Le fleuve Saint-Laurent grandement pollué par les produits pharmaceutiques
- UdeMNouvelles
Le 25 janvier 2024
- Béatrice St-Cyr-Leroux
L’eau du fleuve Saint-Laurent contient divers composés pharmaceutiques potentiellement dangereux pour les écosystèmes et la santé humaine, confirme une nouvelle étude du chercheur Sébastien Sauvé.
Une étude récente révèle qu’une grande quantité de polluants pharmaceutiques se trouvent dans l’eau du fleuve Saint-Laurent et pourraient présenter des risques allant d’intermédiaires à élevés pour les organismes aquatiques.
Cette étude est au cœur de la thèse de doctorat de Marc-Antoine Vaudreuil, étudiant dirigé par Sébastien Sauvé, chercheur en chimie environnementale et professeur au Département de chimie de l’Université de Montréal. Le doctorant a participé aux prélèvements d'échantillons d’eau de surface pendant cinq ans (2017-2021) sur un tronçon de 700 km le long du fleuve.
Malgré l’important effet de dilution du fleuve, les résultats indiquent que quatre composés (caféine, carbamazépine, diclofénac et ibuprofène) pourraient avoir des effets délétères sur la croissance et la reproduction de la faune aquatique.
«Certaines concentrations dépassent les seuils en termes d’exposition à long terme, bien qu’il n’existe à ce jour aucune norme environnementale canadienne pour la plupart des résidus pharmaceutiques», précise Sébastien Sauvé.
Il poursuit: «Les conséquences ne seraient donc pas immédiates, si l’on considère que la plupart des molécules se dégradent assez rapidement, à l’exception de la carbamazépine. Une exposition chronique s’accompagnerait aussi probablement d’une toxicité plus grande pour les organismes en début de croissance, comme les alevins.»
Le chercheur signale que la contamination des ressources en eau par des produits pharmaceutiques peut en outre contribuer indirectement à la résistance aux antibiotiques, une importante menace à la santé mondiale.
Marc-Antoine Vaudreuil souligne d’ailleurs que certaines rivières tributaires du fleuve se trouvant dans des régions densément peuplées sont aussi fortement touchées par les contaminants pharmaceutiques.
Le cas de Montréal
Selon l’étude, la masse d’eau du fleuve Saint-Laurent après l’effluent de Montréal est considérablement plus contaminée que les autres masses d’eau. Cette contamination est visible jusqu’à 70 km en aval, soit jusqu’au lac Saint-Pierre.
«C’est étonnant de constater que la trace s’étend aussi loin, note Sébastien Sauvé. Par contre, la contamination de la région métropolitaine était prévisible compte tenu du fait que deux millions de personnes vivent sur l’île de Montréal et qu’il existe une seule station d’épuration qui traite environ 900 milliards de litres d’eau chaque année.»
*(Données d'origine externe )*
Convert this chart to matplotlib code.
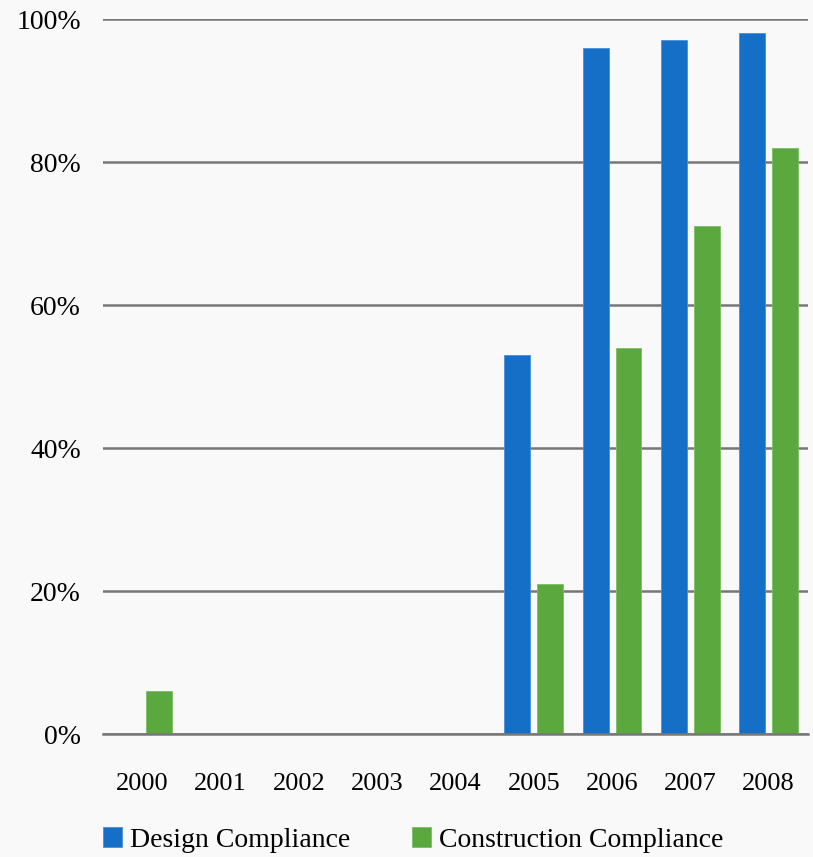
import matplotlib
matplotlib.use('Agg')
import matplotlib.pyplot as plt
import numpy as np

# chart data
years = ['2000', '2001', '2002', '2003', '2004', '2005', '2006', '2007', '2008']
design = [0, 0, 0, 0, 0, 53, 96, 97, 98]
construction = [6, 0, 0, 0, 0, 21, 54, 71, 82]
y_ticks = [0, 20, 40, 60, 80, 100]

blue = '#156FC6'
green = '#5AA83E'
grid_col = '#777777'

plt.rcParams['font.family'] = ['Liberation Serif', 'DejaVu Serif']

fig = plt.figure(figsize=(8.13, 8.57), dpi=100, facecolor='#F9F9F9')
ax = fig.add_axes([0.1267, 0.1435, 0.867, 0.8343])
ax.set_facecolor('none')

x = np.arange(len(years))
w = 0.33
off = 0.21
ax.bar(x - off, design, width=w, color=blue, edgecolor='#4A8FD8', linewidth=0.6,
       label='Design Compliance', zorder=3)
ax.bar(x + off, construction, width=w, color=green, edgecolor='#7CBE66', linewidth=0.6,
       label='Construction Compliance', zorder=3)

ax.set_xlim(-0.5, len(years) - 0.5)
ax.set_ylim(0, 100)
ax.set_yticks(y_ticks)
ax.set_yticklabels([f'{v}%' for v in y_ticks], fontsize=20)
ax.set_xticks(x)
ax.set_xticklabels(years, fontsize=19)
ax.tick_params(axis='y', length=0, pad=16)
ax.tick_params(axis='x', length=0, pad=28)

ax.grid(axis='y', color=grid_col, linewidth=1.8, zorder=0)
for s in ['top', 'right', 'left']:
    ax.spines[s].set_visible(False)
ax.spines['bottom'].set_color(grid_col)
ax.spines['bottom'].set_linewidth(1.8)
ax.spines['bottom'].set_zorder(4)

ax.legend(loc='upper center', bbox_to_anchor=(0.44, -0.115), ncol=2, frameon=False,
          fontsize=20, handlelength=0.7, handleheight=0.7, handletextpad=0.3,
          columnspacing=2.2, borderaxespad=0)

fig.savefig('out.png', dpi=100, facecolor=fig.get_facecolor())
Actuellement, les installations de traitement des eaux usées de la métropole ne sont pas conçues pour éliminer spécifiquement les produits pharmaceutiques. L’efficacité des procédés d’élimination est ainsi parfois faible ou nulle pour ces polluants.
Heureusement, Sébastien Sauvé indique qu’un projet d’ozonation est en cours à Montréal pour assainir les eaux usées. Cette technique permettrait de détruire 80 % des molécules médicamenteuses.
«C’est un couteau à double tranchant. Le système doit être bien fait, puisque l’ozone transforme les résidus pharmaceutiques en molécules encore plus toxiques. Il faut donc suffisamment d’ozone pour éliminer aussi ces nouvelles molécules», plaide-t-il.
Des solutions?
D’un point de vue structurel, la mise en œuvre de traitements avancés des eaux usées qui réduiraient les charges chimiques pourrait contribuer à améliorer la qualité de l’eau du fleuve Saint-Laurent qui, rappelons-le, est également une source d’eau potable.
Sébastien Sauvé propose aussi de cibler précisément les rejets d’eaux usées des lieux plus susceptibles de produire une grande quantité de déchets pharmaceutiques, comme les hôpitaux ou les résidences pour personnes âgées.
À plus petite échelle, le professeur encourage les efforts des industries pharmaceutiques et de la population en général en vue d’éliminer correctement les médicaments périmés par exemple.
«Gardons en tête que le rejet de composés pharmaceutiques dans les eaux usées urbaines provient des médicaments que tout un chacun consomme, il convient donc d’en faire un usage adéquat», conclut-il.